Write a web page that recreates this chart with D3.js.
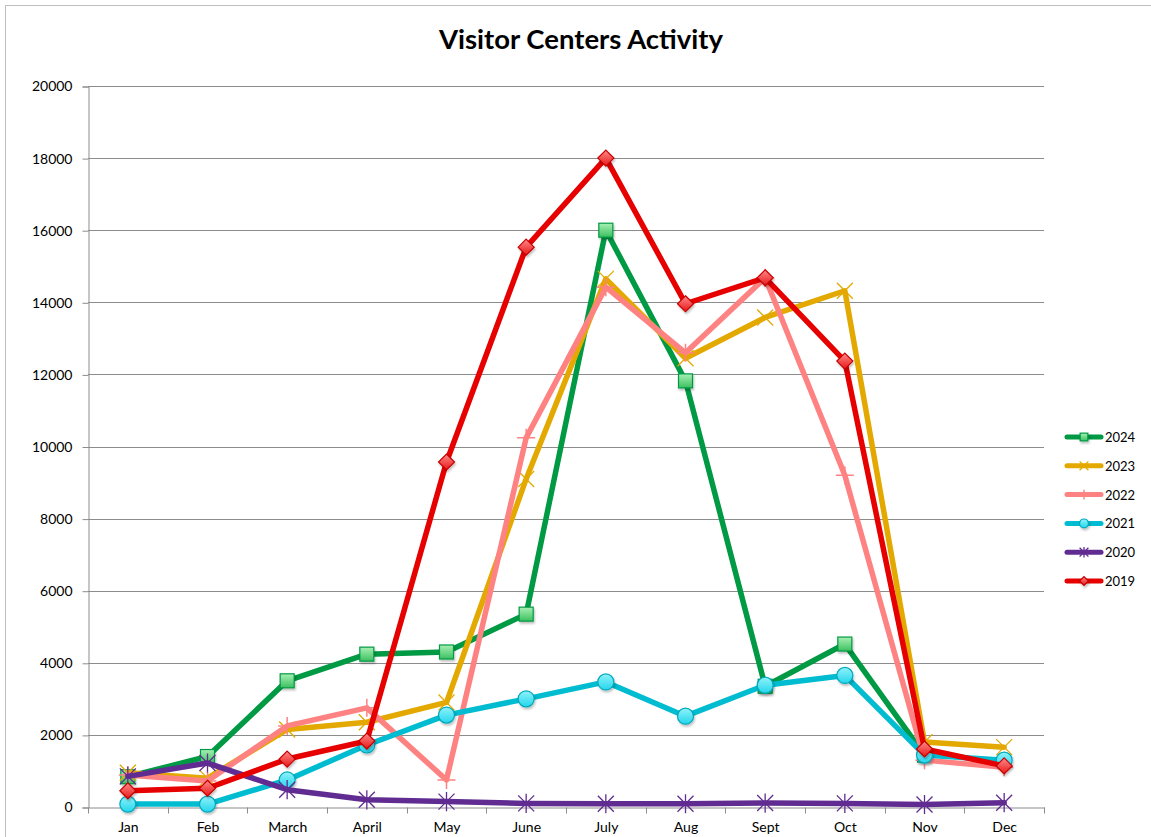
<!DOCTYPE html>
<html>
<head>
<meta charset="utf-8">
<script src="https://cdn.jsdelivr.net/npm/d3@7"></script>
<style>
  body { margin: 0; background: #fff; }
  text { font-family: Lato, "Open Sans", sans-serif; fill: #000; }
</style>
</head>
<body>
<svg id="chart" width="1151" height="837"></svg>
<script>
var months = ["Jan", "Feb", "March", "April", "May", "June", "July", "Aug", "Sept", "Oct", "Nov", "Dec"];
var yTicks = [0, 2000, 4000, 6000, 8000, 10000, 12000, 14000, 16000, 18000, 20000];

var v2024 = [840, 1400, 3500, 4240, 4300, 5350, 16000, 11820, 3350, 4520, 1440, null];
var v2023 = [950, 800, 2150, 2350, 2900, 9100, 14650, 12450, 13580, 14320, 1800, 1660];
var v2022 = [890, 720, 2250, 2750, 750, 10240, 14420, 12600, 14680, 9200, 1300, 1100];
var v2021 = [80, 80, 750, 1720, 2550, 3000, 3470, 2520, 3380, 3650, 1440, 1300];
var v2020 = [850, 1220, 480, 200, 150, 100, 90, 90, 110, 100, 70, 120];
var v2019 = [450, 520, 1330, 1830, 9570, 15530, 18000, 13960, 14680, 12370, 1610, 1140];

var series = [
  { name: "2024", values: v2024, color: "#009944", marker: "square", fill: ["#a8f0b4", "#3cc060"] },
  { name: "2023", values: v2023, color: "#e3a900", marker: "x" },
  { name: "2022", values: v2022, color: "#ff8282", marker: "plus" },
  { name: "2021", values: v2021, color: "#00bcd0", marker: "circle", fill: ["#8ff2fb", "#24d6ec"] },
  { name: "2020", values: v2020, color: "#612c91", marker: "star" },
  { name: "2019", values: v2019, color: "#e60000", marker: "diamond", fill: ["#ff8a8a", "#e81818"] }
];

var svg = d3.select("#chart");

var x = d3.scaleBand().domain(months).range([88, 1044]).padding(0);
var y = d3.scaleLinear().domain([0, 20000]).range([807, 86]);

// outer border
svg.append("rect").attr("x", 5.5).attr("y", 5.5).attr("width", 1200).attr("height", 900)
  .attr("fill", "none").attr("stroke", "#bfbfbf");

var defs = svg.append("defs");
series.forEach(function(s) {
  if (!s.fill) return;
  var gr = defs.append("linearGradient").attr("id", "g" + s.name)
    .attr("x1", 0).attr("y1", 0).attr("x2", 0).attr("y2", 1);
  gr.append("stop").attr("offset", "0%").attr("stop-color", s.fill[0]);
  gr.append("stop").attr("offset", "100%").attr("stop-color", s.fill[1]);
});
var sh = defs.append("filter").attr("id", "shadow").attr("x", "-50%").attr("y", "-50%").attr("width", "200%").attr("height", "200%");
sh.append("feDropShadow").attr("dx", 1).attr("dy", 2).attr("stdDeviation", 1.2).attr("flood-color", "#000").attr("flood-opacity", 0.25);

// title
svg.append("text").attr("x", 581).attr("y", 49).attr("text-anchor", "middle")
  .style("font-size", "27.5px").style("font-weight", "bold").text("Visitor Centers Activity");

// gridlines
svg.append("g").selectAll("line").data(yTicks.slice(1)).enter().append("line")
  .attr("x1", 88).attr("x2", 1044)
  .attr("y1", function(d) { return Math.round(y(d)) + 0.5; })
  .attr("y2", function(d) { return Math.round(y(d)) + 0.5; })
  .attr("stroke", "#8c8c8c").attr("stroke-width", 1);

// y axis
var yAxis = svg.append("g").attr("transform", "translate(88.5,0.5)")
  .call(d3.axisLeft(y).tickValues(yTicks).tickSize(6).tickPadding(10).tickFormat(d3.format("d")));
yAxis.select(".domain").attr("stroke", "#8c8c8c");
yAxis.selectAll(".tick line").attr("stroke", "#8c8c8c");
yAxis.selectAll("text").style("font-size", "14px").style("font-family", "Lato, sans-serif");

// x axis
var xAxis = svg.append("g").attr("transform", "translate(0.5," + (Math.round(y(0)) + 0.5) + ")")
  .call(d3.axisBottom(x).tickSize(0).tickPadding(15));
xAxis.select(".domain").attr("stroke", "#8c8c8c");
xAxis.selectAll("text").style("font-size", "14px").style("font-family", "Lato, sans-serif");
xAxis.selectAll(".bound").data(months.map(function(m) { return x(m); }).concat([x.range()[1]]))
  .enter().append("line").attr("class", "bound")
  .attr("x1", function(d) { return Math.round(d); }).attr("x2", function(d) { return Math.round(d); })
  .attr("y1", 0).attr("y2", 6).attr("stroke", "#8c8c8c");

function cx(i) { return x(months[i]) + x.bandwidth() / 2; }

function drawMarker(g, s, px, py, scale) {
  var k = scale || 1;
  if (s.marker === "square") {
    g.append("rect").attr("x", px - 7 * k).attr("y", py - 7 * k).attr("width", 14 * k).attr("height", 14 * k)
      .attr("fill", "url(#g" + s.name + ")").attr("stroke", s.color).attr("stroke-width", 1.2)
      .attr("filter", "url(#shadow)");
  } else if (s.marker === "circle") {
    g.append("circle").attr("cx", px).attr("cy", py).attr("r", 8 * k)
      .attr("fill", "url(#g" + s.name + ")").attr("stroke", "#00a8bc").attr("stroke-width", 1.2)
      .attr("filter", "url(#shadow)");
  } else if (s.marker === "diamond") {
    var r = 8 * k;
    g.append("path").attr("d", "M" + px + "," + (py - r) + "L" + (px + r) + "," + py + "L" + px + "," + (py + r) + "L" + (px - r) + "," + py + "Z")
      .attr("fill", "url(#g" + s.name + ")").attr("stroke", "#c80000").attr("stroke-width", 1.2)
      .attr("filter", "url(#shadow)");
  } else if (s.marker === "x") {
    var a = 8 * k;
    g.append("path").attr("d", "M" + (px - a) + "," + (py - a) + "L" + (px + a) + "," + (py + a) + "M" + (px - a) + "," + (py + a) + "L" + (px + a) + "," + (py - a))
      .attr("stroke", s.color).attr("stroke-width", 1.3).attr("fill", "none");
  } else if (s.marker === "plus") {
    var b = 9 * k;
    g.append("path").attr("d", "M" + (px - b) + "," + py + "L" + (px + b) + "," + py + "M" + px + "," + (py - b) + "L" + px + "," + (py + b))
      .attr("stroke", s.color).attr("stroke-width", 1.5).attr("fill", "none");
  } else if (s.marker === "star") {
    var c = 8 * k;
    g.append("path").attr("d", "M" + (px - c) + "," + (py - c) + "L" + (px + c) + "," + (py + c) + "M" + (px - c) + "," + (py + c) + "L" + (px + c) + "," + (py - c) + "M" + px + "," + (py - c * 1.2) + "L" + px + "," + (py + c * 1.2))
      .attr("stroke", s.color).attr("stroke-width", 1.3).attr("fill", "none");
  }
}

var line = d3.line()
  .defined(function(d) { return d != null; })
  .x(function(d, i) { return cx(i); })
  .y(function(d) { return y(d); });

series.forEach(function(s) {
  var g = svg.append("g");
  g.append("path").datum(s.values).attr("d", line)
    .attr("fill", "none").attr("stroke", s.color).attr("stroke-width", 5.5)
    .attr("stroke-linejoin", "round").attr("stroke-linecap", "round");
  s.values.forEach(function(v, i) {
    if (v == null) return;
    drawMarker(g, s, cx(i), y(v));
  });
});

// legend
var legend = svg.append("g");
series.forEach(function(s, i) {
  var ly = 437 + i * 28.8;
  var lg = legend.append("g");
  lg.append("line").attr("x1", 1067).attr("x2", 1101).attr("y1", ly).attr("y2", ly)
    .attr("stroke", s.color).attr("stroke-width", 5).attr("stroke-linecap", "round");
  drawMarker(lg, s, 1084, ly, 0.55);
  lg.append("text").attr("x", 1105).attr("y", ly + 5).style("font-size", "13px").text(s.name);
});
</script>
</body>
</html>
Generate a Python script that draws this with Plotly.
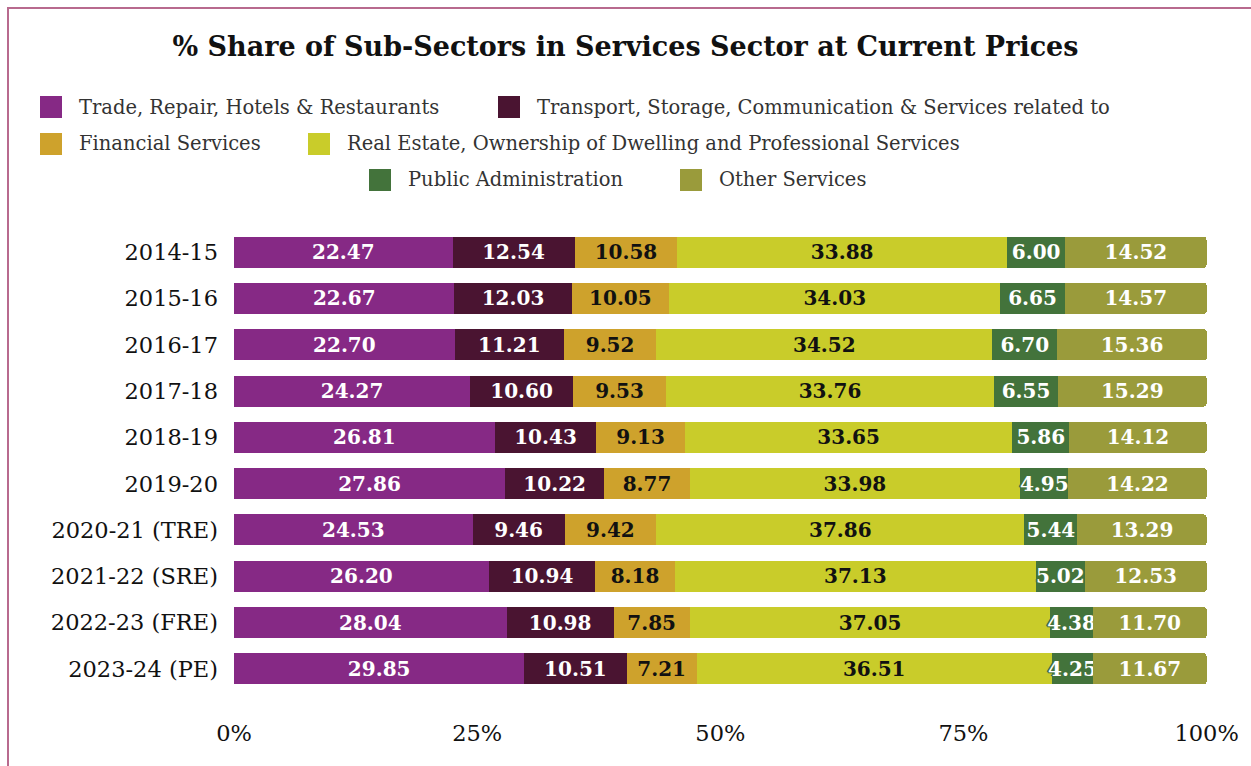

===

SHORT EXERCISE. Set down again, exactly, the lines of the material above from its first line to the one with "16000, 18000, 20000];", inclusive. Leave the pictures out.

EXERCISE ANSWER.
Write a web page that recreates this chart with D3.js.
<!DOCTYPE html>
<html>
<head>
<meta charset="utf-8">
<script src="https://cdn.jsdelivr.net/npm/d3@7"></script>
<style>
  body { margin: 0; background: #fff; }
  text { font-family: Lato, "Open Sans", sans-serif; fill: #000; }
</style>
</head>
<body>
<svg id="chart" width="1151" height="837"></svg>
<script>
var months = ["Jan", "Feb", "March", "April", "May", "June", "July", "Aug", "Sept", "Oct", "Nov", "Dec"];
var yTicks = [0, 2000, 4000, 6000, 8000, 10000, 12000, 14000, 16000, 18000, 20000];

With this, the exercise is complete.